We went to see Faust on Tuesday. Kenneth Winters had a pretty accurate review in the Globe–the singers are generally good (Brett Polegato as Valentin somewhat more than good), but the real star is the orchestra under Yannick Nézet-Séguin which impressed both with its virtuosity and in giving the music a sense of idiomatic Frenchness.
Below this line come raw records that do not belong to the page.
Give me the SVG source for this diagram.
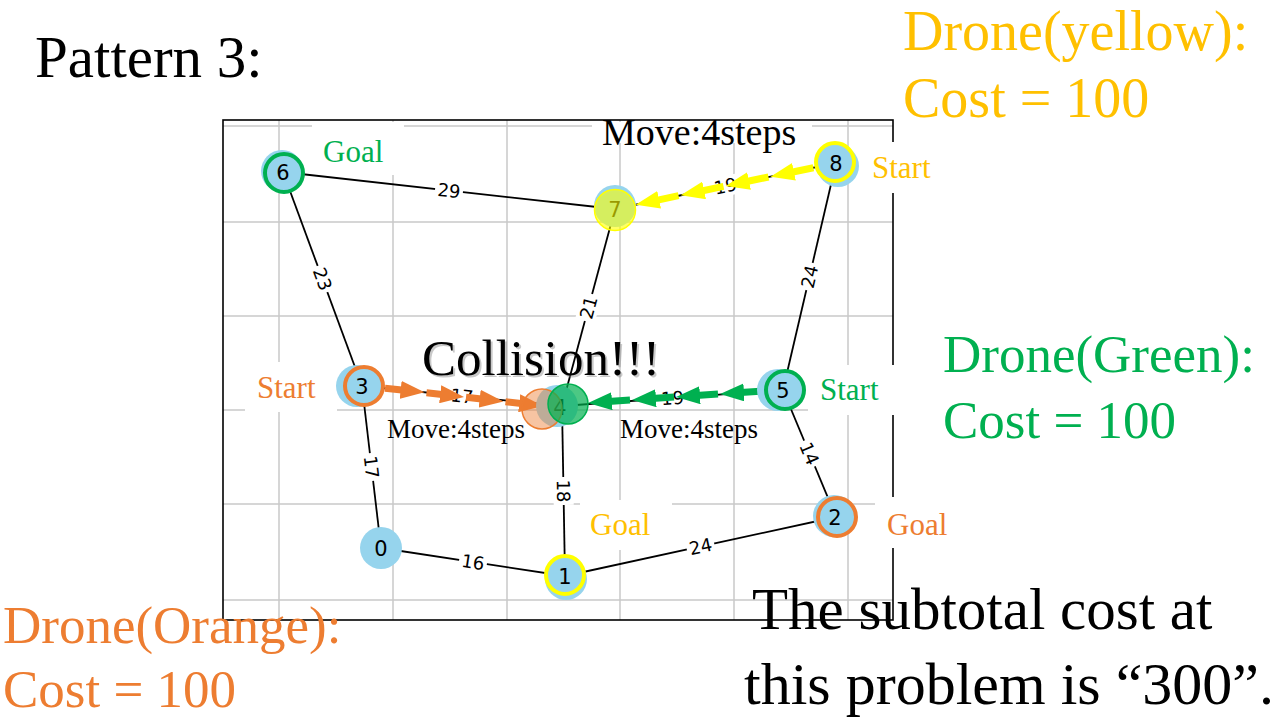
<svg xmlns="http://www.w3.org/2000/svg" width="1280" height="720" viewBox="0 0 1280 720">
<defs>
<style>
.grid line{stroke:#c8c8c8;stroke-width:1.5}
.edge{stroke:#000;stroke-width:1.8;fill:none}
.elabel rect{fill:#fff}
.elabel text{font-family:"DejaVu Sans",sans-serif;font-size:18px;text-anchor:middle;fill:#000}
.nlabel{font-family:"DejaVu Sans",sans-serif;font-size:21px;text-anchor:middle;fill:#000}
.base{fill:#96d4ed}
.ring{fill:#96d4ed;stroke-width:4}
.serif{font-family:"Liberation Serif","Times New Roman",serif}
.box{fill:#fff}
.ya{stroke:#ffff00;stroke-width:7;marker-end:url(#ah-y)}
.oa{stroke:#ed7d31;stroke-width:7;marker-end:url(#ah-o)}
.ga{stroke:#00b050;stroke-width:7;marker-end:url(#ah-g)}
</style>
<marker id="ah-y" viewBox="0 0 24 18" refX="11" refY="9" markerWidth="24" markerHeight="18" markerUnits="userSpaceOnUse" orient="auto"><path d="M0,0 L24,9 L0,18 z" fill="#ffff00"/></marker>
<marker id="ah-o" viewBox="0 0 24 18" refX="11" refY="9" markerWidth="24" markerHeight="18" markerUnits="userSpaceOnUse" orient="auto"><path d="M0,0 L24,9 L0,18 z" fill="#ed7d31"/></marker>
<marker id="ah-g" viewBox="0 0 24 18" refX="11" refY="9" markerWidth="24" markerHeight="18" markerUnits="userSpaceOnUse" orient="auto"><path d="M0,0 L24,9 L0,18 z" fill="#00b050"/></marker>
</defs>
<rect width="1280" height="720" fill="#fff"/>
<g id="grid" class="grid">
<line x1="279" y1="120" x2="279" y2="620"/>
<line x1="393" y1="120" x2="393" y2="620"/>
<line x1="507" y1="120" x2="507" y2="620"/>
<line x1="620" y1="120" x2="620" y2="620"/>
<line x1="734" y1="120" x2="734" y2="620"/>
<line x1="848" y1="120" x2="848" y2="620"/>
<line x1="223" y1="126" x2="893" y2="126"/>
<line x1="223" y1="222" x2="893" y2="222"/>
<line x1="223" y1="316" x2="893" y2="316"/>
<line x1="223" y1="410" x2="893" y2="410"/>
<line x1="223" y1="504" x2="893" y2="504"/>
<line x1="223" y1="600" x2="893" y2="600"/>
</g>
<rect id="frame" x="223" y="120" width="670" height="500" fill="none" stroke="#000" stroke-width="1.6"/>
<g id="label-boxes">
<rect class="box" x="312" y="122" width="92" height="53"/>
<rect class="box" x="592" y="122" width="220" height="21"/>
<rect class="box" x="862" y="142" width="90" height="51"/>
<rect class="box" x="245" y="362" width="92" height="50"/>
<rect class="box" x="808" y="365" width="94" height="50"/>
<rect class="box" x="580" y="500" width="92" height="50"/>
<rect class="box" x="875" y="497" width="90" height="51"/>
</g>
<g id="connectors">
<line class="edge" x1="283" y1="172" x2="615" y2="209"/>
<line class="edge" x1="283" y1="172" x2="362" y2="386"/>
<line class="edge" x1="615" y1="209" x2="562" y2="406"/>
<line class="edge" x1="836" y1="163" x2="615" y2="209"/>
<line class="edge" x1="836" y1="163" x2="783" y2="390"/>
<line class="edge" x1="362" y1="386" x2="562" y2="406"/>
<line class="edge" x1="783" y1="390" x2="562" y2="406"/>
<line class="edge" x1="362" y1="386" x2="381" y2="548"/>
<line class="edge" x1="562" y1="406" x2="565" y2="576"/>
<line class="edge" x1="381" y1="548" x2="565" y2="576"/>
<line class="edge" x1="565" y1="576" x2="836" y2="517"/>
<line class="edge" x1="783" y1="390" x2="836" y2="517"/>
<g class="elabel" transform="translate(449,190.5) rotate(6.36)"><rect x="-14" y="-10" width="28" height="20"/><text y="6.5">29</text></g>
<g class="elabel" transform="translate(322.5,279) rotate(69.7)"><rect x="-14" y="-10" width="28" height="20"/><text y="6.5">23</text></g>
<g class="elabel" transform="translate(588.5,307.5) rotate(-74.94)"><rect x="-14" y="-10" width="28" height="20"/><text y="6.5">21</text></g>
<g class="elabel" transform="translate(725.5,186) rotate(-11.76)"><rect x="-14" y="-10" width="28" height="20"/><text y="6.5">19</text></g>
<g class="elabel" transform="translate(809.5,276.5) rotate(-76.9)"><rect x="-14" y="-10" width="28" height="20"/><text y="6.5">24</text></g>
<g class="elabel" transform="translate(462,396) rotate(5.7)"><rect x="-14" y="-10" width="28" height="20"/><text y="6.5">17</text></g>
<g class="elabel" transform="translate(672.5,398) rotate(-4.14)"><rect x="-14" y="-10" width="28" height="20"/><text y="6.5">19</text></g>
<g class="elabel" transform="translate(371.5,467) rotate(83.3)"><rect x="-14" y="-10" width="28" height="20"/><text y="6.5">17</text></g>
<g class="elabel" transform="translate(563.5,491) rotate(89)"><rect x="-14" y="-10" width="28" height="20"/><text y="6.5">18</text></g>
<g class="elabel" transform="translate(473,562) rotate(8.65)"><rect x="-14" y="-10" width="28" height="20"/><text y="6.5">16</text></g>
<g class="elabel" transform="translate(700.5,546.5) rotate(-12.28)"><rect x="-14" y="-10" width="28" height="20"/><text y="6.5">24</text></g>
<g class="elabel" transform="translate(809.5,453.5) rotate(67.35)"><rect x="-14" y="-10" width="28" height="20"/><text y="6.5">14</text></g>
</g>
<g id="drone-paths">
<g id="path-yellow">
<line class="ya" x1="813.4" y1="167.7" x2="783.2" y2="174.0"/>
<line class="ya" x1="768.5" y1="177.0" x2="738.3" y2="183.3"/>
<line class="ya" x1="723.5" y1="186.4" x2="693.4" y2="192.7"/>
<line class="ya" x1="678.6" y1="195.7" x2="648.4" y2="202.1"/>
</g>
<g id="path-orange">
<line class="oa" x1="385" y1="388.2" x2="411.6" y2="391.0"/>
<line class="oa" x1="426.5" y1="392.7" x2="451.1" y2="395.5"/>
<line class="oa" x1="466" y1="397.2" x2="490.6" y2="400.0"/>
<line class="oa" x1="505.5" y1="401.7" x2="530.1" y2="404.5"/>
</g>
<g id="path-green">
<line class="ga" x1="764" y1="391.1" x2="733" y2="393.1"/>
<line class="ga" x1="718" y1="394.1" x2="689" y2="396.1"/>
<line class="ga" x1="674" y1="397.1" x2="645" y2="399.1"/>
<line class="ga" x1="630" y1="400.1" x2="601" y2="402.1"/>
</g>
</g>
<g id="node-0"><circle class="base" cx="381" cy="548" r="21"/><text class="nlabel" x="381" y="556">0</text></g>
<g id="node-1"><circle class="base" cx="566" cy="579" r="21"/><circle class="ring" cx="565" cy="575" r="19" stroke="#ffff00"/><text class="nlabel" x="565" y="584">1</text></g>
<g id="node-2"><circle class="base" cx="834" cy="516" r="21"/><circle class="ring" cx="837" cy="517" r="19" stroke="#ed7d31"/><text class="nlabel" x="835" y="525">2</text></g>
<g id="node-3"><circle class="base" cx="357" cy="386" r="21"/><circle class="ring" cx="364" cy="386" r="19" stroke="#ed7d31"/><text class="nlabel" x="362" y="394">3</text></g>
<g id="node-5"><circle class="base" cx="778" cy="390" r="21"/><circle class="ring" cx="785" cy="390" r="19" stroke="#00b050"/><text class="nlabel" x="783" y="398">5</text></g>
<g id="node-6"><circle class="base" cx="282" cy="171" r="21"/><circle class="ring" cx="284" cy="173" r="19" stroke="#00b050"/><text class="nlabel" x="283" y="180">6</text></g>
<g id="node-8"><circle class="base" cx="838" cy="166" r="21"/><circle class="ring" cx="835" cy="162" r="19" stroke="#ffff00"/><text class="nlabel" x="836" y="171">8</text></g>
<g id="node-7"><circle class="base" cx="615" cy="206" r="21"/><text class="nlabel" x="615" y="217">7</text><circle cx="615" cy="210" r="20.5" fill="#ffff00" fill-opacity="0.6" stroke="#ffff00" stroke-width="1.5"/></g>
<g id="node-4"><circle class="base" cx="557" cy="406" r="21"/><text class="nlabel" x="560" y="415">4</text><circle cx="542" cy="409" r="20" fill="#ed7d31" fill-opacity="0.45" stroke="#ed7d31" stroke-width="1.5"/><circle cx="568" cy="404" r="20" fill="#00b050" fill-opacity="0.7" stroke="#00b050" stroke-width="1.5"/></g>
<g id="labels" class="serif">
<text x="323" y="162" font-size="31" fill="#00b050">Goal</text>
<text x="602" y="145" font-size="38" fill="#000">Move:4steps</text>
<text x="872" y="178" font-size="31" fill="#ffc000">Start</text>
<text x="257" y="398" font-size="31" fill="#ed7d31">Start</text>
<text x="820" y="400" font-size="31" fill="#00b050">Start</text>
<text x="590" y="535" font-size="31" fill="#ffc000">Goal</text>
<text x="887" y="535" font-size="31" fill="#ed7d31">Goal</text>
<text x="387" y="438" font-size="27" fill="#000">Move:4steps</text>
<text x="620" y="438" font-size="27" fill="#000">Move:4steps</text>
<text x="424" y="377" font-size="51" fill="#888" fill-opacity="0.45">Collision!!!</text>
<text x="422" y="375" font-size="51" fill="#000">Collision!!!</text>
</g>
<g id="captions" class="serif">
<text x="35" y="77" font-size="59" fill="#000">Pattern 3:</text>
<text x="903" y="50" font-size="56" fill="#ffc000">Drone(yellow):</text>
<text x="903" y="117" font-size="56" fill="#ffc000">Cost = 100</text>
<text x="943" y="372" font-size="53" fill="#00b050">Drone(Green):</text>
<text x="943" y="438" font-size="53" fill="#00b050">Cost = 100</text>
<text x="3" y="643" font-size="53" fill="#ed7d31">Drone(Orange):</text>
<text x="3" y="707" font-size="53" fill="#ed7d31">Cost = 100</text>
<text x="752" y="629" font-size="59" fill="#000">The subtotal cost at</text>
<text x="744" y="704" font-size="60" fill="#000">this problem is “300”.</text>
</g>
</svg>
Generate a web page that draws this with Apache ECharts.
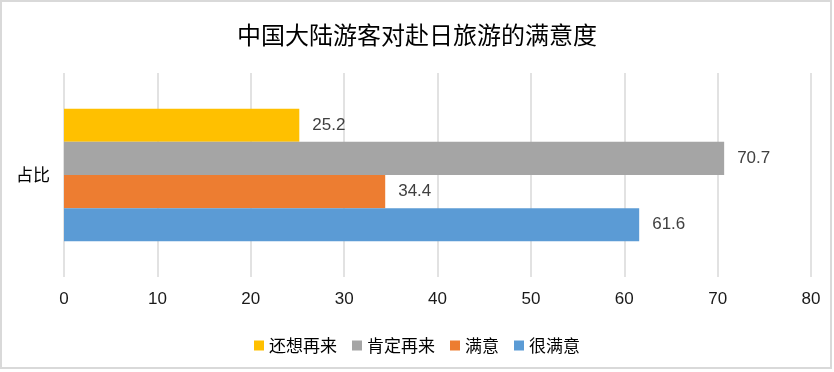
<!DOCTYPE html>
<html>
<head>
<meta charset="utf-8">
<script src="https://cdn.jsdelivr.net/npm/echarts@6/dist/echarts.min.js"></script>
<style>html,body{margin:0;padding:0;background:#fff}#c{width:834px;height:372px}</style>
</head>
<body>
<div id="c"></div>
<script>
const titleText = '中国大陆游客对赴日旅游的满意度';
const categories = ['占比'];
const seriesNames = ['还想再来', '肯定再来', '满意', '很满意'];
const seriesValues = [[25.2], [70.7], [34.4], [61.6]];
const seriesColors = ['#FFC000', '#A5A5A5', '#ED7D31', '#5B9BD5'];
const xTicks = [0, 80, 10]; // min, max, interval

const chart = echarts.init(document.getElementById('c'), null, {renderer: 'canvas'});
const CJK = '"Noto Sans CJK SC", sans-serif';
const NUM = '"Liberation Sans", "Noto Sans CJK SC", sans-serif';

const series = seriesNames.map((name, i) => ({
  name: name,
  type: 'bar',
  data: seriesValues[i],
  itemStyle: {color: seriesColors[i]},
  barGap: '0%',
  barCategoryGap: '35%',
  label: {show: true, position: 'right', distance: 13, fontSize: 17, color: '#404040', fontFamily: NUM},
  emphasis: {disabled: true}
}));

chart.setOption({
  animation: false,
  backgroundColor: '#fff',
  title: {
    text: titleText, left: 'center', top: 18,
    textStyle: {fontSize: 24, fontWeight: 'normal', color: '#000', fontFamily: CJK}
  },
  legend: {
    data: seriesNames, left: 'center', top: 332,
    itemWidth: 10, itemHeight: 10, itemGap: 15,
    icon: 'rect',
    textStyle: {fontSize: 17, color: '#000', fontFamily: CJK}
  },
  grid: {left: 64, right: 23, top: 73, bottom: 95, containLabel: false},
  xAxis: {
    type: 'value', min: xTicks[0], max: xTicks[1], interval: xTicks[2],
    axisLine: {show: false}, axisTick: {show: false},
    axisLabel: {margin: 14, fontSize: 17, color: '#1a1a1a', fontFamily: NUM},
    splitLine: {show: true, lineStyle: {color: '#d9d9d9', width: 1.5}}
  },
  yAxis: {
    type: 'category', data: categories,
    axisLine: {show: false}, axisTick: {show: false},
    axisLabel: {margin: 14, fontSize: 17, color: '#000', fontFamily: CJK}
  },
  series: series,
  graphic: [{
    type: 'rect', shape: {x: 1, y: 1, width: 830, height: 367},
    style: {fill: 'none', stroke: '#d9d9d9', lineWidth: 2}, silent: true, z: 100
  }]
});
</script>
</body>
</html>
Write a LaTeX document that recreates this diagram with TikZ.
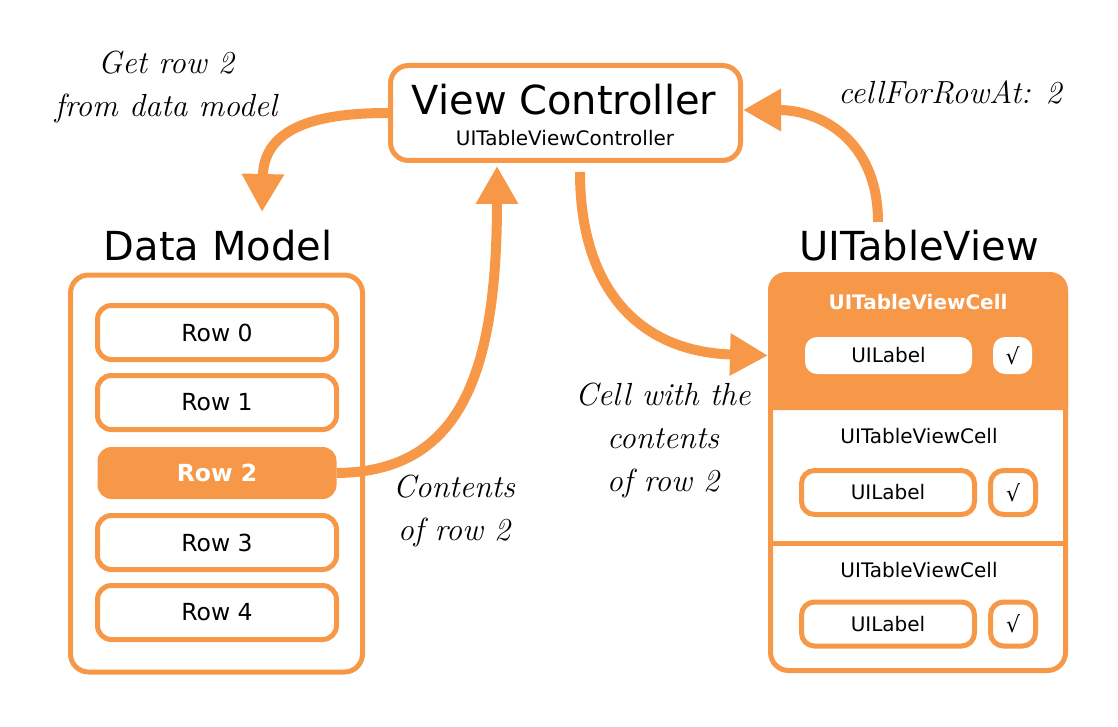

I’ve seen Faust performed as a play (twice: once in a really weird modern adaptation of Marlowe, and once in a Tarragon production of Goethe’s version) but I’d never seen Gounod’s opera before. The COC production aggressively attempts to modernize the feel of the piece–the sets are somewhat surreal pieces that work hard to avoid giving a sense that the action is happening at any particular place or time–but the story is fundamentally a 19th-century period piece. What it lacks–unlike, say, Puccini’s Butterfly–is any sense of the perspective of Marguerite, the girl whom Faust seduces. She goes from being the paragon of virginal purity, to the fallen woman rejected by all, and then (momentarily before her death) to the sinner redeemed by God’s grace, without ever being anything like an actual person. And as a result, the 20th-century audience ends up understanding Faust’s crime first and foremost as a violation of a set of 19th-century social mores that no longer quite have the same resonance as they did in the 19th century.

All of this is perhaps just an extended way of saying that Gounod is no Verdi or Puccini. But it’s interesting to think about what the story might have been, in the hands of a more adventurous composer and librettist.